1. Yoane Wissa, €57.7 million, Brentford to Newcastle
While there are all kinds of caveats with these rankings, no such conditionals apply here. Purely based on the first three months of the season, this is easily the worst transfer of the summer. Wissa hasn't played a single minute for Newcastle yet, but it's worse than that. Everyone else in this top 10 is 23 or younger. In fact, everyone else in the top 25 is 24 or younger. These are all players with plenty of time to improve and come good, to make up for lost time.
Wissa, though, is already 29 years old.
The five best transfers so far
Arsenal manager Mikel Arteta believes new signing Martín Zubimendi joined the club despite "many opportunities."
5. Martín Zubimendi, €70 million, Real Sociedad to Arsenal
He is the defensive midfielder for the best defensive team of the decade, and he's immediately slotted into the starting XI and played nearly every minute of every match. On top of that, per Gradient Sports, he's completed 62 line-breaking passes -- 24 more than any of his teammates and more than all but six other players in the league.
For a big-money deal for an already-in-his-prime player to work out, you need the player to contribute immediately, and Zubimendi has played at a league-winning level right from the start.
4. The young, mid-table goalkeepers: Djordje Petrovic and Caoimhín Kelleher
The minutes-based methodology either rewards or punishes keepers in an outsize fashion since most teams don't rotate keepers across the season and no teams will consistently sub out their starting goalkeeper. But 26-year-old Petrovic (€28.9 million from Chelsea) and 25-year-old Kelleher (€14.8 million from Liverpool) have both played every minute of every Premier League match for Bournemouth and Brentford, respectively.
It's still too early to say too much about their shot-stopping performance but both clubs could have found their starting goalkeepers for at least the next half-decade.
3. Álvaro Carreras, €50 million, Benfica to Real Madrid
Just as we all expected, Madrid have solidified one half of their full back pair with one of the better passers at his position in the world. It's just that it's Carreras on the left, and not Trent Alexander-Arnold on the right. While TAA has barely played meaningful competitive minutes for Madrid yet, the 22-year-old Carreras has played 99.3% of all of the LaLiga minutes so far. And they're not empty minutes, either. He's completed 108 progressive passes, while no one else on the team has more than 72.
Mark Ogden reacts to Manchester United completing the signing of Bryan Mbeumo.
2. Bryan Mbeumo, €75 million, Brentford to Manchester United
Perhaps unsurprisingly, the most successful short-term moves skew much older than the least successful ones. The average age of the 20 worst-rated deals is 21.1, while the average age of the top 20 deals is 24.7.
As I wrote about over the summer, I didn't think the 26-year-old Mbeumo made sense for United, given how old he'd be when United might next realistically challenge for a league title. But if you wanted to make your team better immediately, there were few surer bets than Mbeumo, who had already been a very good Premier League player for multiple seasons and had done so while occupying just about every possible attacking role over his six years with Brentford.
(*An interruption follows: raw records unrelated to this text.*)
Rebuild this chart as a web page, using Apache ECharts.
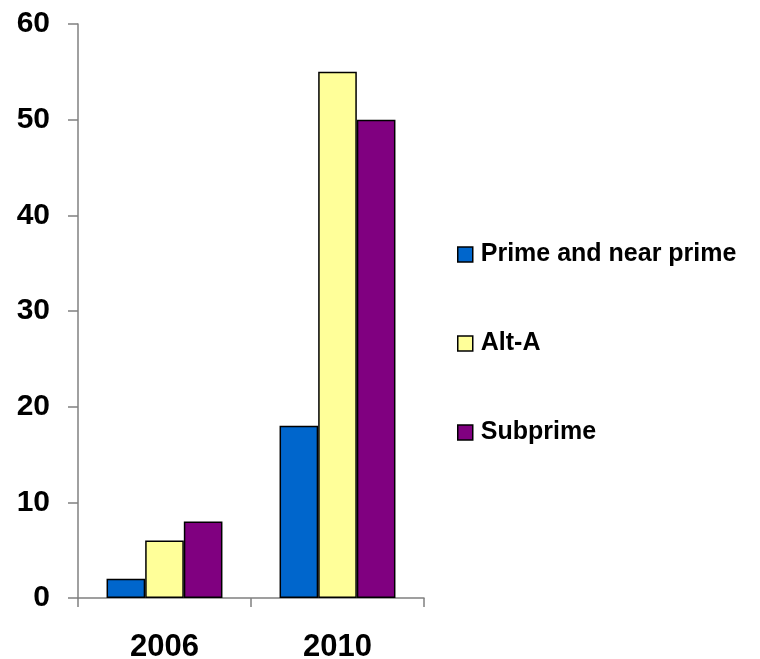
<!DOCTYPE html>
<html>
<head>
<meta charset="utf-8">
<script src="https://cdn.jsdelivr.net/npm/echarts@6/dist/echarts.min.js"></script>
<style>html,body{margin:0;padding:0;background:#fff;}#c{width:760px;height:659px;}</style>
</head>
<body>
<div id="c"></div>
<script>
const categories = ['2006', '2010'];
const seriesNames = ['Prime and near prime', 'Alt-A', 'Subprime'];
const primeValues = [2, 18];
const altAValues = [6, 55];
const subprimeValues = [8, 50];
const yTicks = [0, 10, 20, 30, 40, 50, 60];

const colors = ['#0066CC', '#FFFF99', '#800080'];
const font = 'Liberation Sans, Arial, sans-serif';
const chart = echarts.init(document.getElementById('c'), null, {renderer: 'canvas'});
const mk = (name, data, color) => ({
  name, type: 'bar', data,
  barGap: '0%', barCategoryGap: '33%',
  itemStyle: {color, borderColor: '#000', borderWidth: 1.5},
  emphasis: {disabled: true}
});
chart.setOption({
  animation: false,
  backgroundColor: '#fff',
  grid: {left: 78, right: 336, top: 24, bottom: 61, containLabel: false, outerBoundsMode: 'none'},
  legend: {
    orient: 'vertical', left: 452, top: 237,
    itemWidth: 15, itemHeight: 15, itemGap: 64,
    icon: 'rect',
    textStyle: {fontFamily: font, fontWeight: 'bold', fontSize: 25, color: '#000', padding: [0,0,0,3]},
    itemStyle: {borderColor: '#000', borderWidth: 1.5},
    data: seriesNames
  },
  xAxis: {
    type: 'category', data: categories,
    axisLine: {lineStyle: {color: '#808080', width: 1.5}},
    axisTick: {show: true, length: 9, lineStyle: {color: '#808080', width: 1.5}},
    axisLabel: {fontFamily: font, fontWeight: 'bold', fontSize: 31, color: '#000', margin: 34}
  },
  yAxis: {
    type: 'value', min: yTicks[0], max: yTicks[yTicks.length - 1], interval: 10,
    splitLine: {show: false},
    axisLine: {show: true, lineStyle: {color: '#808080', width: 1.5}},
    axisTick: {show: true, length: 10, lineStyle: {color: '#808080', width: 1.5}},
    axisLabel: {fontFamily: font, fontWeight: 'bold', fontSize: 30, color: '#000', margin: 28}
  },
  series: [
    mk(seriesNames[0], primeValues, colors[0]),
    mk(seriesNames[1], altAValues, colors[1]),
    mk(seriesNames[2], subprimeValues, colors[2])
  ]
});
</script>
</body>
</html>
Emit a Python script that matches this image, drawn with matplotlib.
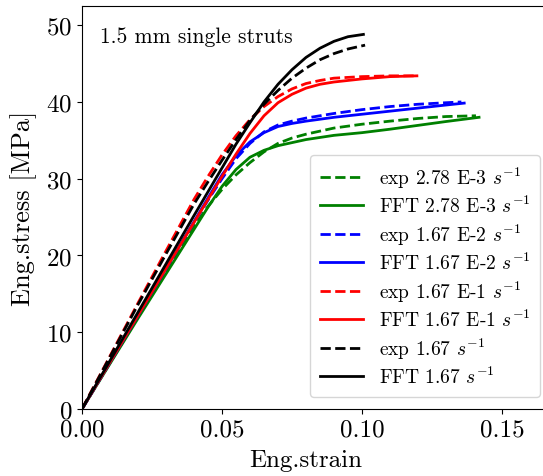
import matplotlib

matplotlib.use("Agg")
import matplotlib.pyplot as plt

plt.rcParams["font.family"] = "serif"
plt.rcParams["font.serif"] = ["cmr10"]
plt.rcParams["mathtext.fontset"] = "cm"
plt.rcParams["axes.formatter.use_mathtext"] = True

# ---- data (strain, stress in MPa) -----------------------------------------
strain_exp_2e3 = [0, 0.01, 0.02, 0.03, 0.04, 0.045, 0.05, 0.055, 0.06, 0.065, 0.07,
                  0.075, 0.08, 0.09, 0.10, 0.11, 0.12, 0.13, 0.1407]
stress_exp_2e3 = [0, 6.0, 12.0, 17.9, 23.8, 26.4, 28.6, 30.5, 32.1, 33.5, 34.6,
                  35.3, 35.8, 36.6, 37.1, 37.5, 37.85, 38.1, 38.2]
strain_fft_2e3 = [0, 0.01, 0.02, 0.03, 0.04, 0.045, 0.05, 0.055, 0.06, 0.065, 0.07,
                  0.075, 0.08, 0.09, 0.10, 0.11, 0.12, 0.13, 0.1418]
stress_fft_2e3 = [0, 5.9, 11.8, 17.6, 23.4, 26.3, 29.0, 31.2, 32.8, 33.7, 34.3,
                  34.7, 35.1, 35.65, 36.0, 36.45, 36.95, 37.45, 38.0]

strain_exp_1e2 = [0, 0.01, 0.02, 0.03, 0.04, 0.045, 0.05, 0.055, 0.06, 0.065, 0.07,
                  0.075, 0.08, 0.09, 0.10, 0.11, 0.12, 0.13, 0.1355]
stress_exp_1e2 = [0, 6.1, 12.2, 18.3, 24.3, 27.2, 30.0, 32.6, 34.6, 36.1, 37.0,
                  37.5, 37.9, 38.5, 39.0, 39.4, 39.7, 39.9, 40.0]
strain_fft_1e2 = [0, 0.01, 0.02, 0.03, 0.04, 0.045, 0.05, 0.055, 0.06, 0.065, 0.07,
                  0.075, 0.08, 0.09, 0.10, 0.11, 0.12, 0.13, 0.1365]
stress_fft_1e2 = [0, 6.1, 12.2, 18.3, 24.4, 27.5, 30.5, 33.0, 34.8, 36.0, 36.8,
                  37.2, 37.5, 38.0, 38.4, 38.8, 39.2, 39.6, 39.85]

strain_exp_1e1 = [0, 0.01, 0.02, 0.03, 0.04, 0.045, 0.05, 0.055, 0.06, 0.065, 0.07,
                  0.075, 0.08, 0.085, 0.09, 0.10, 0.11, 0.1196]
stress_exp_1e1 = [0, 6.9, 13.8, 20.6, 27.3, 30.3, 33.1, 35.6, 37.7, 39.4, 40.7,
                  41.7, 42.4, 42.8, 43.1, 43.3, 43.4, 43.4]
strain_fft_1e1 = [0, 0.01, 0.02, 0.03, 0.04, 0.045, 0.05, 0.055, 0.06, 0.065, 0.07,
                  0.075, 0.08, 0.085, 0.09, 0.10, 0.11, 0.1196]
stress_fft_1e1 = [0, 6.1, 12.2, 18.3, 24.3, 27.3, 30.3, 33.2, 35.9, 38.2, 39.9,
                  41.0, 41.8, 42.3, 42.6, 43.0, 43.3, 43.4]

strain_exp_1e0 = [0, 0.01, 0.02, 0.03, 0.04, 0.045, 0.05, 0.055, 0.06, 0.065, 0.07,
                  0.075, 0.08, 0.085, 0.09, 0.095, 0.1011]
stress_exp_1e0 = [0, 6.8, 13.6, 20.2, 26.7, 29.6, 32.4, 35.1, 37.6, 39.7, 41.5,
                  43.1, 44.4, 45.5, 46.3, 46.9, 47.4]
strain_fft_1e0 = [0, 0.01, 0.02, 0.03, 0.04, 0.045, 0.05, 0.055, 0.06, 0.065, 0.07,
                  0.075, 0.08, 0.085, 0.09, 0.095, 0.1005]
stress_fft_1e0 = [0, 6.3, 12.6, 18.9, 25.2, 28.3, 31.4, 34.5, 37.3, 40.0, 42.3,
                  44.2, 45.8, 47.0, 47.9, 48.5, 48.8]

labels = [
    r"exp 2.78 E-3 $s^{-1}$", r"FFT 2.78 E-3 $s^{-1}$",
    r"exp 1.67 E-2 $s^{-1}$", r"FFT 1.67 E-2 $s^{-1}$",
    r"exp 1.67 E-1 $s^{-1}$", r"FFT 1.67 E-1 $s^{-1}$",
    r"exp 1.67 $s^{-1}$", r"FFT 1.67 $s^{-1}$",
]

curves = [
    (strain_exp_2e3, stress_exp_2e3, "green", "--"),
    (strain_fft_2e3, stress_fft_2e3, "green", "-"),
    (strain_exp_1e2, stress_exp_1e2, "blue", "--"),
    (strain_fft_1e2, stress_fft_1e2, "blue", "-"),
    (strain_exp_1e1, stress_exp_1e1, "red", "--"),
    (strain_fft_1e1, stress_fft_1e1, "red", "-"),
    (strain_exp_1e0, stress_exp_1e0, "black", "--"),
    (strain_fft_1e0, stress_fft_1e0, "black", "-"),
]

fig = plt.figure(figsize=(5.43, 4.77), dpi=100)
ax = fig.add_axes([82 / 543, 67 / 477, 462 / 543, 403 / 477])

for (x, y, c, ls), lab in zip(curves, labels):
    ax.plot(x, y, color=c, linestyle=ls, linewidth=2, label=lab)

ax.set_xlim(0, 0.165)
ax.set_ylim(0, 52.5)
ax.set_xticks([0, 0.05, 0.10, 0.15])
ax.set_xticklabels(["0.00", "0.05", "0.10", "0.15"])
ax.set_yticks([0, 10, 20, 30, 40, 50])
ax.tick_params(labelsize=18)
ax.set_xlabel("Eng.strain", fontsize=18)
ax.set_ylabel("Eng.stress [MPa]", fontsize=19)
ax.xaxis.set_label_coords(0.485, -0.1)
ax.yaxis.set_label_coords(-0.097, 0.5)
ax.text(0.04, 0.926, "1.5 mm single struts", transform=ax.transAxes,
        fontsize=15.5, va="center", ha="left")

ax.legend(loc="lower right", fontsize=14, framealpha=0.8,
          bbox_to_anchor=(0.991, 0.03), borderaxespad=0, labelspacing=0.27,
          handlelength=2.2, borderpad=0.5)

fig.savefig("out.png", dpi=100)
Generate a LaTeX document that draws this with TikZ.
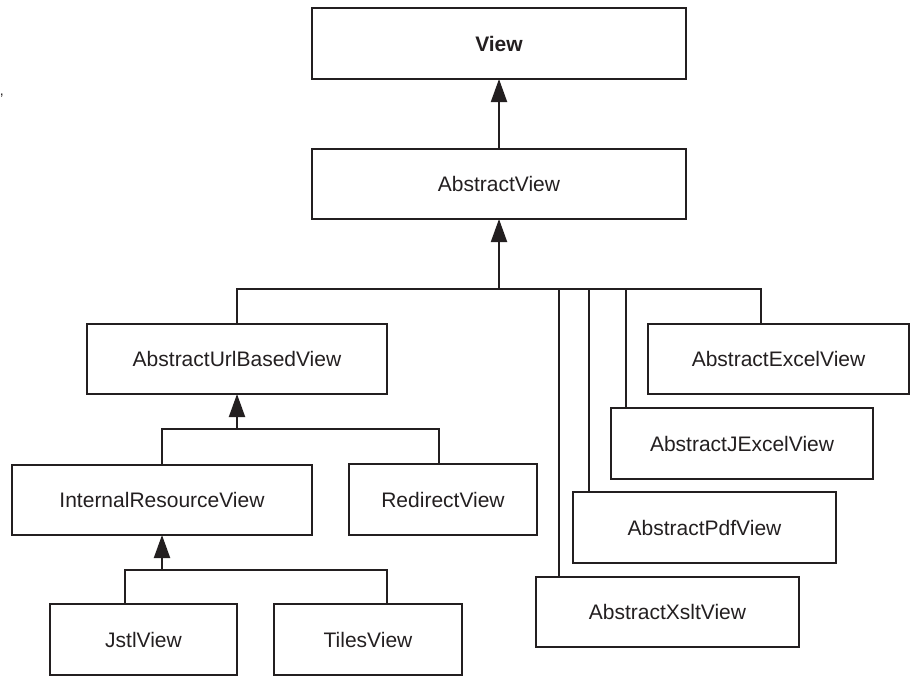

Despite being an attacker, he's played about 97% of the minutes for United so far this season, and he's providing just north of 0.5 non-penalty goals+assists per 90 minutes. There's nothing to suggest that performance is unsustainable, so if he keeps it up and remains healthy, he'll end the season with around 17 non-penalty goals and three assists.
1. Lucas Chevalier, €40 million, Lille to PSG
We'll see if Chevalier ends up being the long-term No. 1 answer in Paris, but he's one of only six players in our dataset who have played every minute of every game: five goalkeepers, along with Sunderland's Granit Xhaka. And he's the only one doing it for the defending European champions.